On top of that, vast swathes of the IT infrastructure lies idle and under-utilised for the majority of the time Carr added.
For servers, utilisation rates hover between 10% and 30%; storage servers represent a minor improvement at 25% to 50% utilisation; but desktop PCs are the worst, where utilisation is around the 5% mark. In effect, business is paying for huge quantities of computing power that does not get used.
Such utilisation rates would kill investment stone dead in any other area of the business, said Carr: it is simply too inefficient to be sustainable. “You simply have to ask: Is the current model the most efficient way to operate? If it’s not, a new model will replace it.”
For those in the audience uncomfortable with the picture Carr painted, there was no let up. Not only does the IT function stand accused of being grossly wasteful, the substantial investments already made in IT are not helping the business, said Carr. For most businesses, IT dominates capital expenditure and yet on the most part, adds very little value to the business, he said. “The vast majority of the CIO’s budget is being spent on basic, undifferentiated infrastructure: 70%, 80%, 90% is about keeping the lights on.”
The IT function is only really adding value around the margins, explained Carr, with most of the money being spent on routine tasks, such as maintenance; little of the budget goes on innovation, and even then, innovation can be rapidly copied by competitors.
But Carr also explained that he was not there to bury the IT function, but to emphasise the need for change. Technologies such as virtualisation were helping drive up utilisation rates; web services promise to make the sharing of infrastructure between applications easier than ever; and advances in systems management are making it possible to consider the automation of IT.
The convergence of these technical advances will make the move to utility computing an irresistible trend, said Carr: “For too long, organisations have had to be in the IT business as well as operate in their core business.”
Inevitably, a utility model of computing will allow businesses to remove the overhead of having to operate IT infrastructure, much in the same way that factories once replaced their own generators with electricity drawn from a grid. In much the same way, he explained, business leaders need to move beyond the attachment to owning IT infrastructure and look for the most economical way to obtain processing capability.
This move will not happen overnight, conceded Carr: models for metering the use of computing resources and pricing systems still need to be figured out.
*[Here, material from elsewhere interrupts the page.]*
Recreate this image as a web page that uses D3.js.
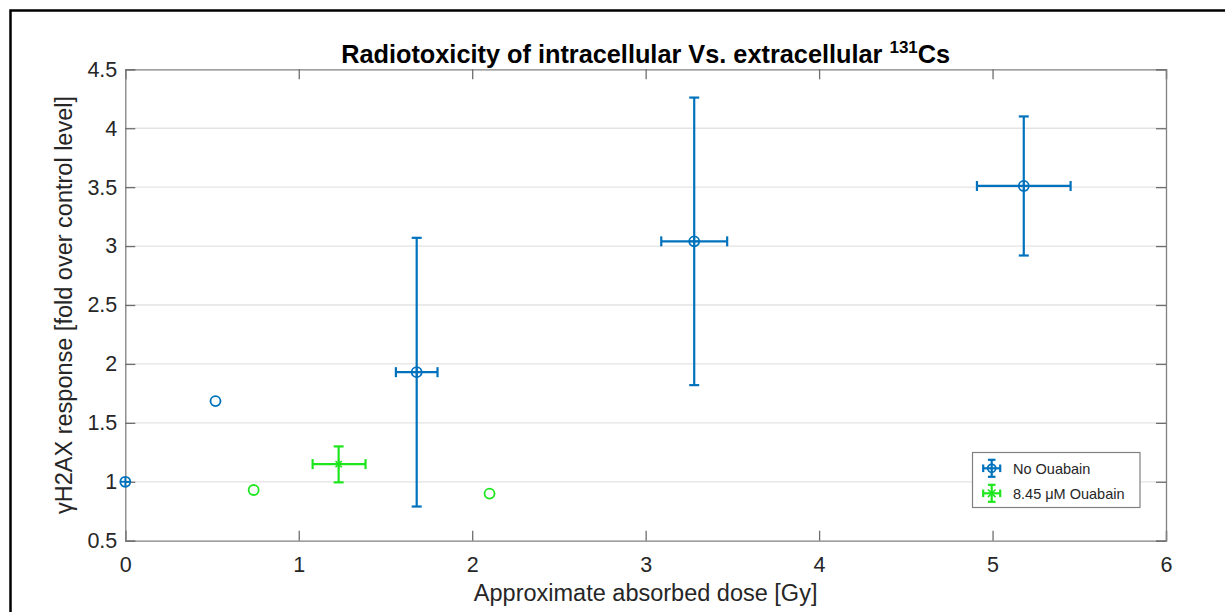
<!DOCTYPE html>
<html><head><meta charset="utf-8">
<script src="https://cdn.jsdelivr.net/npm/d3@7"></script>
<style>html,body{margin:0;background:#fff;overflow:hidden;} svg{display:block;font-family:Arial,"Liberation Sans",sans-serif;}</style>
</head><body>
<svg id="c" width="1225" height="612"></svg>
<script>
const xTicks = [0, 1, 2, 3, 4, 5, 6];
const yTicks = [0.5, 1, 1.5, 2, 2.5, 3, 3.5, 4, 4.5];
const yTickLabels = ["0.5", "1", "1.5", "2", "2.5", "3", "3.5", "4", "4.5"];

// No Ouabain (errorbar series)
const noOuaDose  = [0, 1.68, 3.28, 5.18];
const noOuaResp  = [1, 1.93, 3.04, 3.51];
const noOuaXLow  = [0, 1.56, 3.09, 4.91];
const noOuaXHigh = [0, 1.80, 3.47, 5.45];
const noOuaYLow  = [1, 0.79, 1.82, 2.92];
const noOuaYHigh = [1, 3.07, 4.26, 4.10];
// No Ouabain single point
const noOuaExtraDose = [0.52];
const noOuaExtraResp = [1.685];

// 8.45 µM Ouabain (errorbar series)
const ouaDose  = [1.23];
const ouaResp  = [1.15];
const ouaXLow  = [1.08];
const ouaXHigh = [1.385];
const ouaYLow  = [0.995];
const ouaYHigh = [1.30];
// Ouabain single points
const ouaExtraDose = [0.74, 2.10];
const ouaExtraResp = [0.93, 0.90];

const legendLabels = ["No Ouabain", "8.45 \u03bcM Ouabain"];
const titleMain = "Radiotoxicity of intracellular Vs. extracellular ";
const titleSup = "131";
const titleEnd = "Cs";
const xLabel = "Approximate absorbed dose [Gy]";
const yLabel = "\u03b3H2AX response [fold over control level]";

const blue = "#0072BD", green = "#1ee61e";
const svg = d3.select("#c");
const L = 125.3, R = 1166, T = 69.3, B = 540.7;
const x = d3.scaleLinear().domain([0, 6]).range([L, R]);
const y = d3.scaleLinear().domain([0.5, 4.5]).range([B, T]);

// outer black frame (only top/left edges are inside the picture)
svg.append("path").attr("d", "M10.5,612 V10.5 H1225")
  .attr("fill", "none").attr("stroke", "#000").attr("stroke-width", 2.5);

// grid
svg.append("g").selectAll("line").data(yTicks.slice(1, -1)).join("line")
  .attr("x1", L).attr("x2", R).attr("y1", d => y(d)).attr("y2", d => y(d))
  .attr("stroke", "#e3e3e3").attr("stroke-width", 1.3);

// axes
const tl = 10;
const axB = svg.append("g").attr("transform", `translate(0,${B})`)
  .call(d3.axisBottom(x).tickValues(xTicks).tickFormat(d3.format("d")).tickSize(-tl).tickPadding(16));
const axT = svg.append("g").attr("transform", `translate(0,${T})`)
  .call(d3.axisTop(x).tickValues(xTicks).tickFormat("").tickSize(-tl));
const axL = svg.append("g").attr("transform", `translate(${L},0)`)
  .call(d3.axisLeft(y).tickValues(yTicks).tickFormat((d, i) => yTickLabels[i]).tickSize(-tl).tickPadding(8));
const axR = svg.append("g").attr("transform", `translate(${R},0)`)
  .call(d3.axisRight(y).tickValues(yTicks).tickFormat("").tickSize(-tl));
[axB, axT, axL, axR].forEach(a => {
  a.select(".domain").attr("stroke", "#808080").attr("stroke-width", 1.3);
  a.selectAll(".tick line").attr("stroke", "#6e6e6e").attr("stroke-width", 1.3);
  a.selectAll("text").attr("fill", "#262626").attr("font-size", 21.5)
    .attr("font-family", "Arial, 'Liberation Sans', sans-serif");
});
axB.selectAll("text").attr("dy", "0.71em");

// errorbars
function errorbars(g, color, dx, dy, xl, xh, yl, yh) {
  const cap = 5;
  dx.forEach((d, i) => {
    const cx = x(d), cy = y(dy[i]);
    if (yl[i] !== yh[i]) {
      g.append("line").attr("x1", cx).attr("x2", cx).attr("y1", y(yl[i])).attr("y2", y(yh[i]));
      [yl[i], yh[i]].forEach(v => g.append("line").attr("x1", cx - cap).attr("x2", cx + cap).attr("y1", y(v)).attr("y2", y(v)));
    }
    if (xl[i] !== xh[i]) {
      g.append("line").attr("x1", x(xl[i])).attr("x2", x(xh[i])).attr("y1", cy).attr("y2", cy);
      [xl[i], xh[i]].forEach(v => g.append("line").attr("x1", x(v)).attr("x2", x(v)).attr("y1", cy - cap).attr("y2", cy + cap));
    }
  });
  g.attr("stroke", color).attr("stroke-width", 2.2).attr("fill", "none");
}
function circles(g, color, dx, dy, cross) {
  dx.forEach((d, i) => {
    const cx = x(d), cy = y(dy[i]), r = 5;
    g.append("circle").attr("cx", cx).attr("cy", cy).attr("r", r);
    if (cross) {
      g.append("line").attr("x1", cx - r).attr("x2", cx + r).attr("y1", cy).attr("y2", cy);
      g.append("line").attr("x1", cx).attr("x2", cx).attr("y1", cy - r).attr("y2", cy + r);
    }
  });
  g.attr("stroke", color).attr("stroke-width", 1.8).attr("fill", "none");
}
function stars(g, color, dx, dy) {
  dx.forEach((d, i) => {
    const cx = x(d), cy = y(dy[i]), r = 4.5;
    g.append("line").attr("x1", cx - r).attr("x2", cx + r).attr("y1", cy).attr("y2", cy);
    g.append("line").attr("x1", cx).attr("x2", cx).attr("y1", cy - r).attr("y2", cy + r);
    g.append("line").attr("x1", cx - r * .7).attr("x2", cx + r * .7).attr("y1", cy - r * .7).attr("y2", cy + r * .7);
    g.append("line").attr("x1", cx - r * .7).attr("x2", cx + r * .7).attr("y1", cy + r * .7).attr("y2", cy - r * .7);
  });
  g.attr("stroke", color).attr("stroke-width", 1.6).attr("fill", "none");
}

errorbars(svg.append("g"), blue, noOuaDose, noOuaResp, noOuaXLow, noOuaXHigh, noOuaYLow, noOuaYHigh);
circles(svg.append("g"), blue, noOuaDose, noOuaResp, true);
circles(svg.append("g"), blue, noOuaExtraDose, noOuaExtraResp, false);
errorbars(svg.append("g"), green, ouaDose, ouaResp, ouaXLow, ouaXHigh, ouaYLow, ouaYHigh);
stars(svg.append("g"), green, ouaDose, ouaResp);
circles(svg.append("g"), green, ouaExtraDose, ouaExtraResp, false);

// legend
const lg = svg.append("g");
lg.append("rect").attr("x", 972.5).attr("y", 452.5).attr("width", 167.5).attr("height", 55)
  .attr("fill", "#fff").attr("stroke", "#808080").attr("stroke-width", 1.2);
[[blue, "circ"], [green, "star"]].forEach((s, i) => {
  const cx = 991.7, cy = 468.3 + i * 25, h = 8.5, c = 3.8;
  const g = lg.append("g").attr("stroke", s[0]).attr("stroke-width", 2.2).attr("fill", "none");
  g.append("line").attr("x1", cx - h).attr("x2", cx + h).attr("y1", cy).attr("y2", cy);
  g.append("line").attr("x1", cx).attr("x2", cx).attr("y1", cy - h).attr("y2", cy + h);
  g.append("line").attr("x1", cx - c).attr("x2", cx + c).attr("y1", cy - h).attr("y2", cy - h);
  g.append("line").attr("x1", cx - c).attr("x2", cx + c).attr("y1", cy + h).attr("y2", cy + h);
  g.append("line").attr("x1", cx - h).attr("x2", cx - h).attr("y1", cy - c).attr("y2", cy + c);
  g.append("line").attr("x1", cx + h).attr("x2", cx + h).attr("y1", cy - c).attr("y2", cy + c);
  if (s[1] === "circ") g.append("circle").attr("cx", cx).attr("cy", cy).attr("r", 4).attr("stroke-width", 1.7);
  else {
    const r = 3.8;
    g.append("line").attr("x1", cx - r).attr("x2", cx + r).attr("y1", cy - r).attr("y2", cy + r).attr("stroke-width", 1.6);
    g.append("line").attr("x1", cx - r).attr("x2", cx + r).attr("y1", cy + r).attr("y2", cy - r).attr("stroke-width", 1.6);
  }
  lg.append("text").attr("x", 1013).attr("y", cy + 5.2).attr("font-size", 14.5).attr("fill", "#262626").text(legendLabels[i]);
});

// title
const t = svg.append("text").attr("x", (L + R) / 2).attr("y", 63).attr("text-anchor", "middle")
  .attr("font-size", 25.3).attr("font-weight", "bold").attr("fill", "#000");
t.append("tspan").text(titleMain);
t.append("tspan").attr("font-size", 17).attr("dy", -10).text(titleSup);
t.append("tspan").attr("dy", 10).text(titleEnd);

// axis labels
svg.append("text").attr("x", (L + R) / 2).attr("y", 601).attr("text-anchor", "middle")
  .attr("font-size", 23.5).attr("fill", "#262626").text(xLabel);
svg.append("text").attr("transform", `translate(72,${(T + B) / 2}) rotate(-90)`).attr("text-anchor", "middle")
  .attr("font-size", 23.5).attr("fill", "#262626").text(yLabel);
</script>
</body></html>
For many large businesses, the first stage will be to set up internal utility services, he added.
“The transitional phase will last for some time: data centres are not going to be moth-balled overnight. But as the technology advances, it represents an opportunity to drive down IT costs in business.”
However, it is those business executives that manage the transition smoothly, and who plan in advance how they can use utility computing to strip out operating costs for their business, that will gain the real competitive advantage, Carr concluded.